### GIVEN REQUEST
Repeat every line of the data exactly, but not the pictures.

[Charts and diagrams as code]
---+---
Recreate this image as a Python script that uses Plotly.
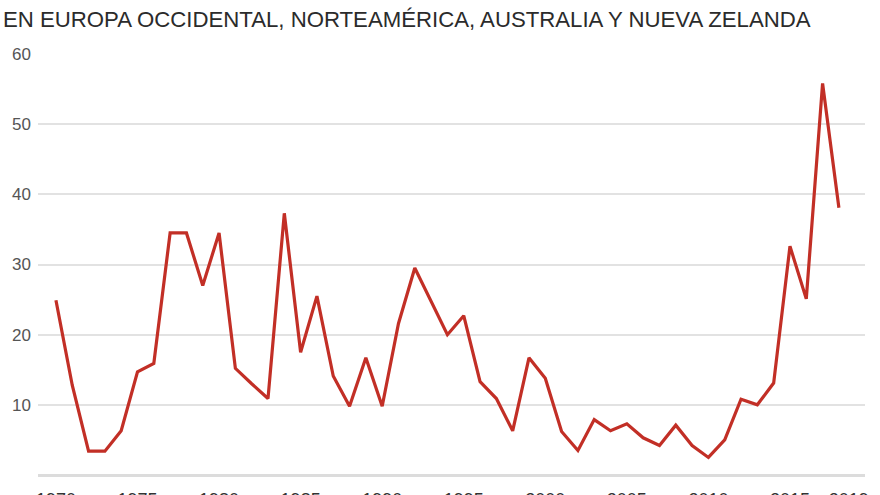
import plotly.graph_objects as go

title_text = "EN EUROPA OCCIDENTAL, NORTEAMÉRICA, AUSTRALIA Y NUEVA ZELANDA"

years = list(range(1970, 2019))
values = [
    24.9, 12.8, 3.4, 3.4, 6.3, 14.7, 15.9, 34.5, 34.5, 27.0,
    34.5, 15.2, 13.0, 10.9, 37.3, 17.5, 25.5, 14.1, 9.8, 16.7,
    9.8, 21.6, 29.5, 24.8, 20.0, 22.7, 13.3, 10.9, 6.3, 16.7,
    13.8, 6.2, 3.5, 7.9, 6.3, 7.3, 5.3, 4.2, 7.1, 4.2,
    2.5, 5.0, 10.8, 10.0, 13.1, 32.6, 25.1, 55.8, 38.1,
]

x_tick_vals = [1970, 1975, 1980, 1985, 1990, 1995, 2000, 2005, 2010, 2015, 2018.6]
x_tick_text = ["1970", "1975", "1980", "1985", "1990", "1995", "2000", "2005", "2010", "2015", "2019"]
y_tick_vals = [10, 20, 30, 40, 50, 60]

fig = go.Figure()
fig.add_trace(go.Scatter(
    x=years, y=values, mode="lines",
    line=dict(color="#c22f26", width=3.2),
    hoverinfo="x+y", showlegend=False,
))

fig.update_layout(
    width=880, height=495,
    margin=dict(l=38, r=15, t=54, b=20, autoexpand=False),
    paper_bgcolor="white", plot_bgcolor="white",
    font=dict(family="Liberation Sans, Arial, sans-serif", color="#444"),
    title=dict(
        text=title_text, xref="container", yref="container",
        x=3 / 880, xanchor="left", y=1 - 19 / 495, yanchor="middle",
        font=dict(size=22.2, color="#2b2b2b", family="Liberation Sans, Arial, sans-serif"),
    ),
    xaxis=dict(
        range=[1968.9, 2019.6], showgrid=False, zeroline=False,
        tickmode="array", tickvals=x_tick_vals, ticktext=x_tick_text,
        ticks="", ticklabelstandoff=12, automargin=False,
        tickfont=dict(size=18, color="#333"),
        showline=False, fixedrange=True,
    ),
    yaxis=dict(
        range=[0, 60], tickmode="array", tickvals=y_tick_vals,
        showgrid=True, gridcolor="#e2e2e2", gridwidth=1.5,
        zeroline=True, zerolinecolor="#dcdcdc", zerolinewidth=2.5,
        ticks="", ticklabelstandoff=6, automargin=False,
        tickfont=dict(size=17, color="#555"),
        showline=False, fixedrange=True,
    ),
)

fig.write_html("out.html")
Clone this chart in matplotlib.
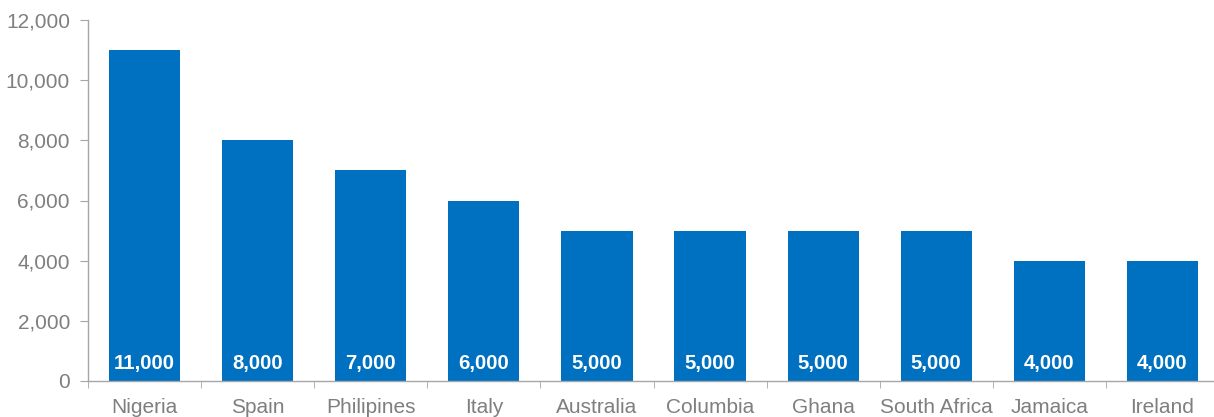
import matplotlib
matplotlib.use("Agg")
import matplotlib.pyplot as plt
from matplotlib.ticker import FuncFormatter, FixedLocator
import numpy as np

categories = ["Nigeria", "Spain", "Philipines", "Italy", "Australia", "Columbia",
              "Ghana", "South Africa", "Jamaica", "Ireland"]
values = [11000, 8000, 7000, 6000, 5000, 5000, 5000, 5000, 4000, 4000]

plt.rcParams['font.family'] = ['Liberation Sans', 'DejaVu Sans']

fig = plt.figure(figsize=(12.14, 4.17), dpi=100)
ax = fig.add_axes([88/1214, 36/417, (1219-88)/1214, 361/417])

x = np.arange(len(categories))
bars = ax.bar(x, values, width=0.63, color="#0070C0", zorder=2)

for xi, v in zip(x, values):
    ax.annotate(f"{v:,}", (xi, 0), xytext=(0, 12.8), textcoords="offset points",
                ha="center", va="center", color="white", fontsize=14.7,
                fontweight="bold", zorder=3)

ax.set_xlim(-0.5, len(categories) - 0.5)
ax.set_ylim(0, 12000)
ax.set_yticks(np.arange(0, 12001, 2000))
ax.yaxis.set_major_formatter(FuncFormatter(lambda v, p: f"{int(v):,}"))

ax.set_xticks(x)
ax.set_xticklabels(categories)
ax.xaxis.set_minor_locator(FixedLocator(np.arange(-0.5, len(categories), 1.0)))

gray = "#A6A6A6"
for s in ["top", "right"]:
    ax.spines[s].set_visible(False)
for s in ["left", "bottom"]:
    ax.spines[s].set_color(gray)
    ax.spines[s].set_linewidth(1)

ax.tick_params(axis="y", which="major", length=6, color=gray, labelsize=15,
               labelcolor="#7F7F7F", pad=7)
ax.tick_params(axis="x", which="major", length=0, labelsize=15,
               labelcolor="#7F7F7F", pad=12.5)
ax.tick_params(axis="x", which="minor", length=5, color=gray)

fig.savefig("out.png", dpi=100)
---+---
### THE SOLUTION
Recreate this image as a Python script that uses Plotly.
import plotly.graph_objects as go

title_text = "EN EUROPA OCCIDENTAL, NORTEAMÉRICA, AUSTRALIA Y NUEVA ZELANDA"

years = list(range(1970, 2019))
values = [
    24.9, 12.8, 3.4, 3.4, 6.3, 14.7, 15.9, 34.5, 34.5, 27.0,
    34.5, 15.2, 13.0, 10.9, 37.3, 17.5, 25.5, 14.1, 9.8, 16.7,
    9.8, 21.6, 29.5, 24.8, 20.0, 22.7, 13.3, 10.9, 6.3, 16.7,
    13.8, 6.2, 3.5, 7.9, 6.3, 7.3, 5.3, 4.2, 7.1, 4.2,
    2.5, 5.0, 10.8, 10.0, 13.1, 32.6, 25.1, 55.8, 38.1,
]

x_tick_vals = [1970, 1975, 1980, 1985, 1990, 1995, 2000, 2005, 2010, 2015, 2018.6]
x_tick_text = ["1970", "1975", "1980", "1985", "1990", "1995", "2000", "2005", "2010", "2015", "2019"]
y_tick_vals = [10, 20, 30, 40, 50, 60]

fig = go.Figure()
fig.add_trace(go.Scatter(
    x=years, y=values, mode="lines",
    line=dict(color="#c22f26", width=3.2),
    hoverinfo="x+y", showlegend=False,
))

fig.update_layout(
    width=880, height=495,
    margin=dict(l=38, r=15, t=54, b=20, autoexpand=False),
    paper_bgcolor="white", plot_bgcolor="white",
    font=dict(family="Liberation Sans, Arial, sans-serif", color="#444"),
    title=dict(
        text=title_text, xref="container", yref="container",
        x=3 / 880, xanchor="left", y=1 - 19 / 495, yanchor="middle",
        font=dict(size=22.2, color="#2b2b2b", family="Liberation Sans, Arial, sans-serif"),
    ),
    xaxis=dict(
        range=[1968.9, 2019.6], showgrid=False, zeroline=False,
        tickmode="array", tickvals=x_tick_vals, ticktext=x_tick_text,
        ticks="", ticklabelstandoff=12, automargin=False,
        tickfont=dict(size=18, color="#333"),
        showline=False, fixedrange=True,
    ),
    yaxis=dict(
        range=[0, 60], tickmode="array", tickvals=y_tick_vals,
        showgrid=True, gridcolor="#e2e2e2", gridwidth=1.5,
        zeroline=True, zerolinecolor="#dcdcdc", zerolinewidth=2.5,
        ticks="", ticklabelstandoff=6, automargin=False,
        tickfont=dict(size=17, color="#555"),
        showline=False, fixedrange=True,
    ),
)

fig.write_html("out.html")
Clone this chart in matplotlib.
import matplotlib
matplotlib.use("Agg")
import matplotlib.pyplot as plt
from matplotlib.ticker import FuncFormatter, FixedLocator
import numpy as np

categories = ["Nigeria", "Spain", "Philipines", "Italy", "Australia", "Columbia",
              "Ghana", "South Africa", "Jamaica", "Ireland"]
values = [11000, 8000, 7000, 6000, 5000, 5000, 5000, 5000, 4000, 4000]

plt.rcParams['font.family'] = ['Liberation Sans', 'DejaVu Sans']

fig = plt.figure(figsize=(12.14, 4.17), dpi=100)
ax = fig.add_axes([88/1214, 36/417, (1219-88)/1214, 361/417])

x = np.arange(len(categories))
bars = ax.bar(x, values, width=0.63, color="#0070C0", zorder=2)

for xi, v in zip(x, values):
    ax.annotate(f"{v:,}", (xi, 0), xytext=(0, 12.8), textcoords="offset points",
                ha="center", va="center", color="white", fontsize=14.7,
                fontweight="bold", zorder=3)

ax.set_xlim(-0.5, len(categories) - 0.5)
ax.set_ylim(0, 12000)
ax.set_yticks(np.arange(0, 12001, 2000))
ax.yaxis.set_major_formatter(FuncFormatter(lambda v, p: f"{int(v):,}"))

ax.set_xticks(x)
ax.set_xticklabels(categories)
ax.xaxis.set_minor_locator(FixedLocator(np.arange(-0.5, len(categories), 1.0)))

gray = "#A6A6A6"
for s in ["top", "right"]:
    ax.spines[s].set_visible(False)
for s in ["left", "bottom"]:
    ax.spines[s].set_color(gray)
    ax.spines[s].set_linewidth(1)

ax.tick_params(axis="y", which="major", length=6, color=gray, labelsize=15,
               labelcolor="#7F7F7F", pad=7)
ax.tick_params(axis="x", which="major", length=0, labelsize=15,
               labelcolor="#7F7F7F", pad=12.5)
ax.tick_params(axis="x", which="minor", length=5, color=gray)

fig.savefig("out.png", dpi=100)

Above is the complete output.